A une époque où ça ne se fait presque plus, je me bats au quotidien contre moi-même pour dire haut et fort que je suis un juif tunisien.
Aujourd’hui, en terres tunisiennes, je me retrouve en train de choisir entre ma religion et ma patrie. Un dilemme qui s’est presque imposé à moi depuis la révolution et je ne suis pas fier de l’avouer.
Je suis originaire de Djerba mais je vis dans la capitale depuis quelques années déjà. Depuis mon déménagement, ma frustration ne fait qu’augmenter. Je n’ose plus « afficher » cette identité, pourtant portée par mes ancêtres sans complexe depuis des siècles. Et les raisons sont multiples.
Comme presque tous les tunisiens, j’ai vécu la révolution de 2011. Je suis descendu dans les rues de Tunis, j’ai scandé fièrement le fameux « dégage » et je me suis improvisé en révolutionnaire 2.0 sur Facebook. Pourtant aujourd’hui quand j’en parle, j’ai droit à « Tu n’es pas musulman, de quelle révolution tu parles ? C’est nous qui l’avons faite, les tunisiens musulmans. »
N’ai-je pas droit d’appartenir à ce peuple -pourtant mien- à cause de ma religion? Certes le vent de l’Histoire est passé par la Tunisie, les lieux et les gens ont changé mais est-ce une raison pour faire disparaître les juifs tunisiens ? L’idée soulève en moi un sentiment profond d’injustice qui m’est juste intolérable.
Qu’est ce qui fait qu’en 2017, il y a encore des gens qui me disent «nous devons nettoyer notre pays de ces Kuffar ? » et qui, la seconde d’après te parlent de tolérance et d’ouverture d’esprit.
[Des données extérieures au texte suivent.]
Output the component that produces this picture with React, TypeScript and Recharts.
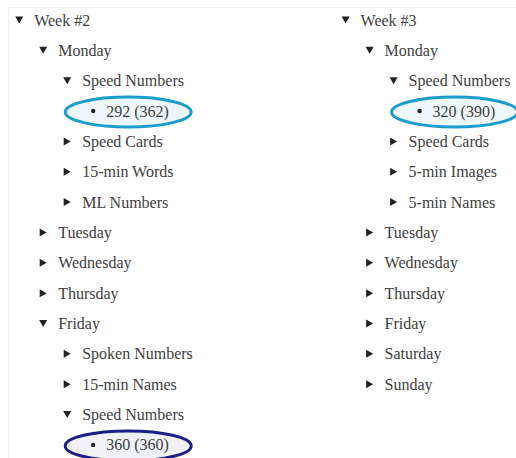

Je n’ai pourtant pas de signes extérieurs qui exposent ouvertement ma religion. Je ne porte ni l’étoile de David à mon cou, ni la kippa sur ma tête. D’ailleurs je ne parle de religion que quand on me pose la question ou quand je me sens dans l’obligation de remettre les pendules à l’heure lorsque j’entends « laazé fel ihoud ».
J’ai l’impression que beaucoup de mes compatriotes font toujours l’amalgame entre juifs et israéliens. On me pointe directement du doigt quand on évoque la cause palestinienne, me traitant de meurtrier et de sioniste et me disant que la Tunisie est une terre d’islam, que toute personne n’étant pas musulmane ne devrait même pas avoir la nationalité tunisienne!
J’en ai ras-le-bol d’expliquer qu’un juif a simplement la foi, que c’est une personne comme une autre, comme un chrétien, un musulman, ou un athée. Je me retrouve constamment en train de me justifier, de trouver des excuses à mes croyances.
Pourtant de mon côté, je pratique ma religion en silence, je souhaite un aid et un mouled mabrouk à tous mes amis musulmans, je suis un bon citoyen et je ne dérange personne.
Bien sûr, tout le monde n’est pas pareil, heureusement d’ailleurs. Mais quand on s’appelle Yaacoub (jacob), il est difficile de passer inaperçu.
Je me rappellerai toujours de la réaction de la dame qui allait me louer sa maison ; quand elle a su que je m’appelais Yaacoub, sachant qu’elle était musulmane et pratiquante, elle était en panique, visiblement, mon prénom l’avait terrifiée. Sans grande surprise, l’appartement m’avait filé sous le nez.
J’ai remarqué aussi que beaucoup de femmes acceptaient de sortir avec moi juste « pour l’expérience », parce que ça fait « kind-hearted, open-minded » de s’afficher avec un juif, alors qu’il n’en est rien. Je ne cherche ni la pitié ni la générosité des autres, je veux juste être une personne normale, un citoyen respecté dans ses croyances.
Etre juif tunisien est une identité à part entière, le judaïsme tunisien étant très particulier, souvent unique. Ça devrait être la preuve vivante que nous, tunisiens de tous bords, vivons ensemble en paix. C’est l’image même de la Tunisie ouverte et tolérante qui rejette toute forme de violence et d’extrémisme.
Aujourd’hui même si sincèrement je m’inquiète de la perte à terme de mon identité judéo-tunisienne et même si mon quotidien n’est pas toujours très évident, j’aime penser (et je l’espère) que je suis le seul à vivre ce dilemme.